Con Hugo Pratt coincidí por primera vez en Bodegas Campos, calle Lineros de Córdoba, no en el pasillo de los toneles en cuya tapa los famosetes dejan su firma sino en una de las salas habilitadas para charlas y conferencias, en esta ocasión para el desarrollo de las Jornadas del Cómic de dicha ciudad, cuyo número no recuerdo, pero sitúo en 1990. Daba una conferencia Moncho Alpuente, el de El País imaginario. El humorista tiraba de la memoria y contaba algunas anécdotas de su juventud libertaria, que provocaron hilaridad entre los de cultura del Ayuntamiento de Córdoba porque coincidían en experiencias semejantes. Compartiendo mesa y sillas estaban otros de los invitados al evento, gente de El Jueves y de otras publicaciones, menos del gusto de los comiqueros. Mientras la peña se partía de risa o simulaba hacerlo, yo ni lo uno ni lo otro, Hugo permanecía en silencio muy próximo a una puerta, perdido en aquella expresión de convidado de piedra, esa de cuando uno está en babia viajando en busca de El Dorado o atento a que vence una letra y no se tiene un duro.
Mientras yo observaba al maestro, Moncho nos confesaba que tuvo una novia que no se creía que él era el autor de la canción del hombre del 600, tan popular en los 70. Que le habían echado del diario El País porque iban a darle otro aire al periódico, y recordaba con nostalgia a los falangistas que lo largaban de las publicaciones sin tantas y complejas razones sino por rojo, eso contaba. Pero lo mejor de aquel monólogo, por las alusiones y risas que despertó, fue la parte en la que refirió que siendo joven e izquierdista visitaba la periferia madrileña, acompañado de su troupe, para confraternizar con la clase obrera. Pintaba el efecto que producían las melenas de los jóvenes entre los currantes. “Esos pelos os apartan de las masas”, les decía entonces un doctrinario y curtido comunista de barrio; y ellos, cohibidos, dejaban a un lado la canción jocosa y de autor, y daban paso a los que con palmas y zapateo salían por alegrías o se desgranaban en el flamenco más puro y dramático, del gusto proletario de entonces.

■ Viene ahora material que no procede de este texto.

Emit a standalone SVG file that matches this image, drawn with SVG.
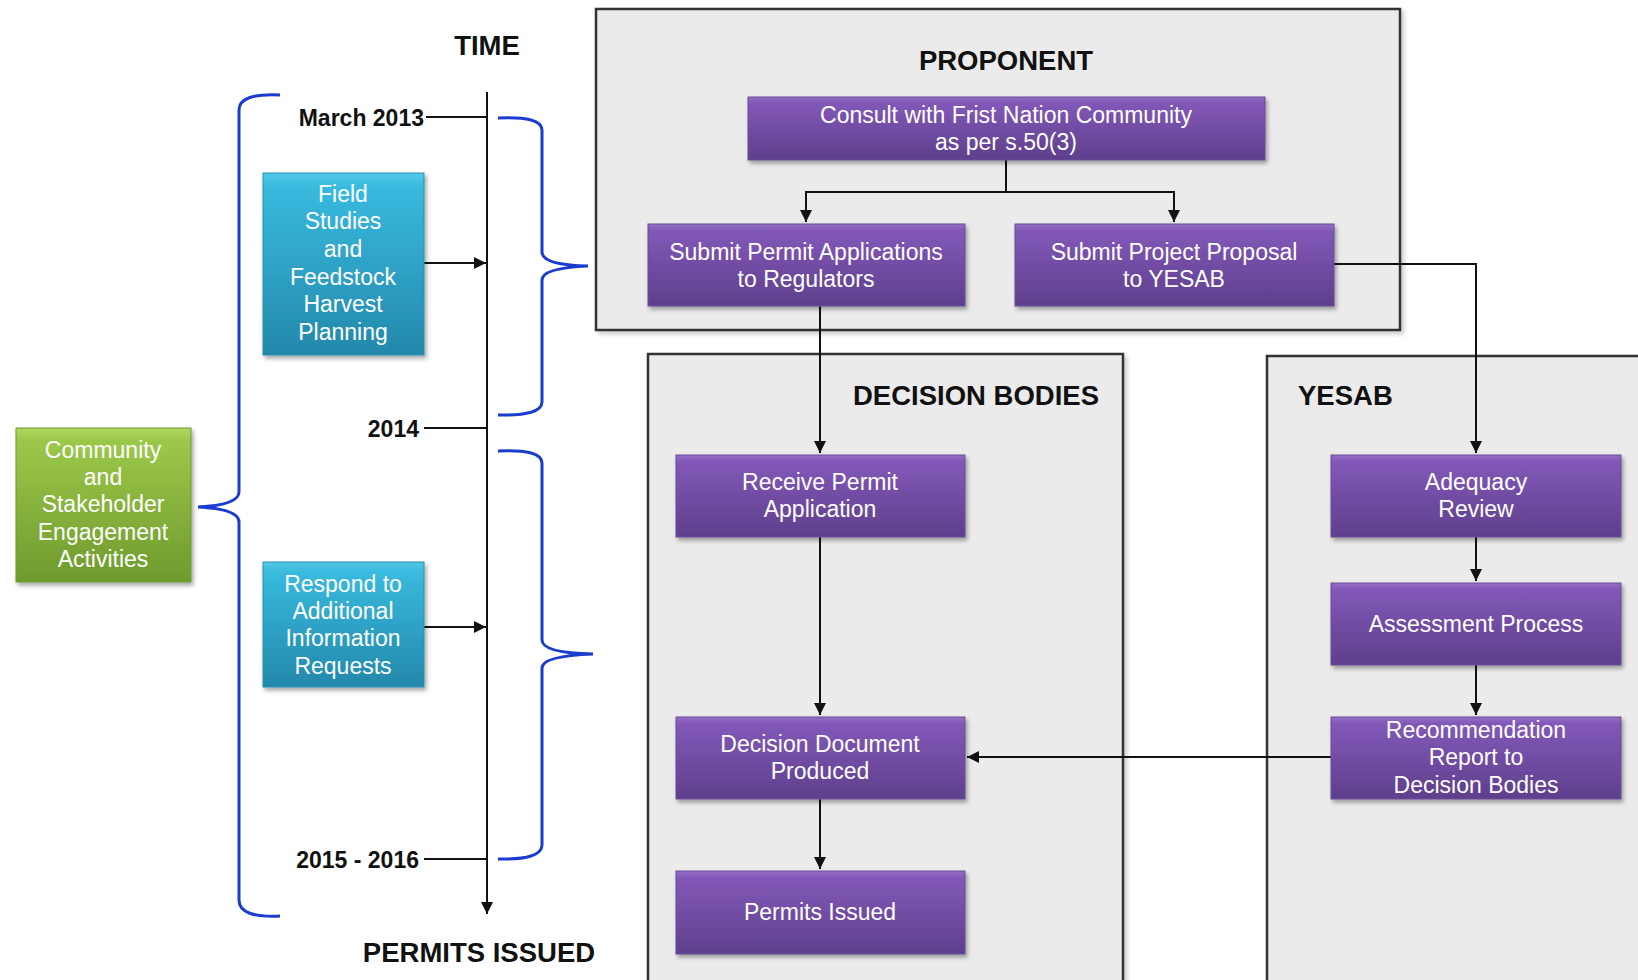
<svg xmlns="http://www.w3.org/2000/svg" width="1638" height="980" viewBox="0 0 1638 980">
<style>
.lbl{font-family:"Liberation Sans",Arial,sans-serif;font-size:23px;fill:#fff;text-anchor:middle}
.hd{font-family:"Liberation Sans",Arial,sans-serif;font-weight:bold;font-size:27.5px;fill:#111}
.tl{font-family:"Liberation Sans",Arial,sans-serif;font-weight:bold;font-size:23px;fill:#111;text-anchor:end}
.ln{stroke:#111;stroke-width:2;fill:none}
.br{stroke:#1a3ccf;stroke-width:3;fill:none}
.panel{fill:#ebebeb;stroke:#333;stroke-width:2.5}
.pu{fill:url(#gp);stroke:#6a4a96;stroke-width:1;filter:url(#sh)}
.tq{fill:url(#gt);stroke:#2a8fb0;stroke-width:1;filter:url(#sh)}
.gr{fill:url(#gg);stroke:#6f9a30;stroke-width:1;filter:url(#sh)}
</style>
<defs>
<linearGradient id="gp" x1="0" y1="0" x2="0" y2="1"><stop offset="0" stop-color="#9470c6"/><stop offset="0.08" stop-color="#8258b8"/><stop offset="1" stop-color="#5e3f8c"/></linearGradient>
<linearGradient id="gt" x1="0" y1="0" x2="0" y2="1"><stop offset="0" stop-color="#52c8e8"/><stop offset="0.08" stop-color="#38bade"/><stop offset="1" stop-color="#2388ab"/></linearGradient>
<linearGradient id="gg" x1="0" y1="0" x2="0" y2="1"><stop offset="0" stop-color="#b0d860"/><stop offset="0.08" stop-color="#9cc84a"/><stop offset="1" stop-color="#6e9a2e"/></linearGradient>
<filter id="sh" x="-10%" y="-10%" width="130%" height="140%"><feDropShadow dx="2" dy="3" stdDeviation="2" flood-color="#000" flood-opacity="0.35"/></filter>
<filter id="psh" x="-5%" y="-5%" width="110%" height="110%"><feDropShadow dx="3" dy="3" stdDeviation="2" flood-color="#000" flood-opacity="0.2"/></filter>
<marker id="ar" viewBox="0 0 10 10" refX="10" refY="5" markerWidth="12" markerHeight="12" markerUnits="userSpaceOnUse" orient="auto"><path d="M0,0 L10,5 L0,10 z" fill="#111"/></marker>
</defs>
<rect width="1638" height="980" fill="#fff"/>

<g id="panels">
<rect class="panel" x="596" y="9" width="804" height="321" filter="url(#psh)"/>
<rect class="panel" x="648" y="354" width="475" height="640" filter="url(#psh)"/>
<rect class="panel" x="1267" y="356" width="390" height="640" filter="url(#psh)"/>
<text class="hd" x="1006" y="70" text-anchor="middle">PROPONENT</text>
<text class="hd" x="1099" y="405" text-anchor="end">DECISION BODIES</text>
<text class="hd" x="1298" y="405">YESAB</text>
</g>

<g id="timeline">
<text class="hd" x="487" y="55" text-anchor="middle">TIME</text>
<text class="hd" x="479" y="962" text-anchor="middle">PERMITS ISSUED</text>
<text class="tl" x="424" y="126">March 2013</text>
<text class="tl" x="419" y="437">2014</text>
<text class="tl" x="419" y="868">2015 - 2016</text>
</g>

<g id="braces">
<path class="br" d="M280,95 Q239,93 239,110 L239,492 Q239,505 198,507 Q239,509 239,522 L239,900 Q239,918 280,916"/>
<path class="br" d="M498,118 Q542,116 542,130 L542,252 Q542,265 588,266 Q542,268 542,280 L542,402 Q542,416 498,415"/>
<path class="br" d="M498,451 Q542,449 542,463 L542,640 Q542,653 593,654 Q542,656 542,668 L542,845 Q542,860 498,859"/>
</g>

<g id="connectors">
<line class="ln" x1="487" y1="92" x2="487" y2="914" marker-end="url(#ar)"/>
<line class="ln" x1="426" y1="117" x2="487" y2="117"/>
<line class="ln" x1="424" y1="428" x2="487" y2="428"/>
<line class="ln" x1="424" y1="859" x2="487" y2="859"/>
<line class="ln" x1="424" y1="263" x2="486" y2="263" marker-end="url(#ar)"/>
<line class="ln" x1="424" y1="627" x2="486" y2="627" marker-end="url(#ar)"/>
<polyline class="ln" points="1006,160 1006,192 806,192 806,222" marker-end="url(#ar)"/>
<polyline class="ln" points="1006,192 1174,192 1174,222" marker-end="url(#ar)"/>
<line class="ln" x1="820" y1="306" x2="820" y2="453" marker-end="url(#ar)"/>
<polyline class="ln" points="1334,264 1476,264 1476,453" marker-end="url(#ar)"/>
<line class="ln" x1="820" y1="537" x2="820" y2="715" marker-end="url(#ar)"/>
<line class="ln" x1="820" y1="799" x2="820" y2="869" marker-end="url(#ar)"/>
<line class="ln" x1="1476" y1="537" x2="1476" y2="581" marker-end="url(#ar)"/>
<line class="ln" x1="1476" y1="665" x2="1476" y2="715" marker-end="url(#ar)"/>
<line class="ln" x1="1331" y1="757" x2="967" y2="757" marker-end="url(#ar)"/>
</g>

<g id="community">
<rect class="gr" x="16" y="428" width="175" height="154"/>
<text class="lbl" x="103" y="458">Community</text>
<text class="lbl" x="103" y="485">and</text>
<text class="lbl" x="103" y="512">Stakeholder</text>
<text class="lbl" x="103" y="540">Engagement</text>
<text class="lbl" x="103" y="567">Activities</text>
</g>

<g id="field">
<rect class="tq" x="263" y="173" width="161" height="182"/>
<text class="lbl" x="343" y="202">Field</text>
<text class="lbl" x="343" y="229">Studies</text>
<text class="lbl" x="343" y="257">and</text>
<text class="lbl" x="343" y="285">Feedstock</text>
<text class="lbl" x="343" y="312">Harvest</text>
<text class="lbl" x="343" y="340">Planning</text>
</g>

<g id="respond">
<rect class="tq" x="263" y="562" width="161" height="125"/>
<text class="lbl" x="343" y="592">Respond to</text>
<text class="lbl" x="343" y="619">Additional</text>
<text class="lbl" x="343" y="646">Information</text>
<text class="lbl" x="343" y="674">Requests</text>
</g>

<g id="consult">
<rect class="pu" x="748" y="97" width="517" height="63"/>
<text class="lbl" x="1006" y="123">Consult with Frist Nation Community</text>
<text class="lbl" x="1006" y="150">as per s.50(3)</text>
</g>

<g id="submit-permit">
<rect class="pu" x="648" y="224" width="317" height="82"/>
<text class="lbl" x="806" y="260">Submit Permit Applications</text>
<text class="lbl" x="806" y="287">to Regulators</text>
</g>

<g id="submit-project">
<rect class="pu" x="1015" y="224" width="319" height="82"/>
<text class="lbl" x="1174" y="260">Submit Project Proposal</text>
<text class="lbl" x="1174" y="287">to YESAB</text>
</g>

<g id="receive">
<rect class="pu" x="676" y="455" width="289" height="82"/>
<text class="lbl" x="820" y="490">Receive Permit</text>
<text class="lbl" x="820" y="517">Application</text>
</g>

<g id="decision">
<rect class="pu" x="676" y="717" width="289" height="82"/>
<text class="lbl" x="820" y="752">Decision Document</text>
<text class="lbl" x="820" y="779">Produced</text>
</g>

<g id="permits">
<rect class="pu" x="676" y="871" width="289" height="83"/>
<text class="lbl" x="820" y="920">Permits Issued</text>
</g>

<g id="adequacy">
<rect class="pu" x="1331" y="455" width="290" height="82"/>
<text class="lbl" x="1476" y="490">Adequacy</text>
<text class="lbl" x="1476" y="517">Review</text>
</g>

<g id="assessment">
<rect class="pu" x="1331" y="583" width="290" height="82"/>
<text class="lbl" x="1476" y="632">Assessment Process</text>
</g>

<g id="recommendation">
<rect class="pu" x="1331" y="717" width="290" height="82"/>
<text class="lbl" x="1476" y="738">Recommendation</text>
<text class="lbl" x="1476" y="765">Report to</text>
<text class="lbl" x="1476" y="793">Decision Bodies</text>
</g>
</svg>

Y en esa fue cuando me percaté de que Hugo había desaparecido. Probablemente por la puerta situada a sus espaldas, una de esas que sólo en Venecia y Córdoba existen. Puertas secretas situadas en los patios, que conducen a países maravillosos y otras historias.
Mi deseo fue ir en su busca, pero me detuvo la corrección y el respeto por el conferenciante al que, por cierto, proporcioné unos chistes de mi cosecha, sobre cartulinas recicladas, muy malos, lo reconozco; y de los que no volví a saber, asunto que no me dolió mucho, porque lo que en realidad me fastidiaba era haber perdido la oportunidad de encontrar con Hugo la clavícula de Salomón.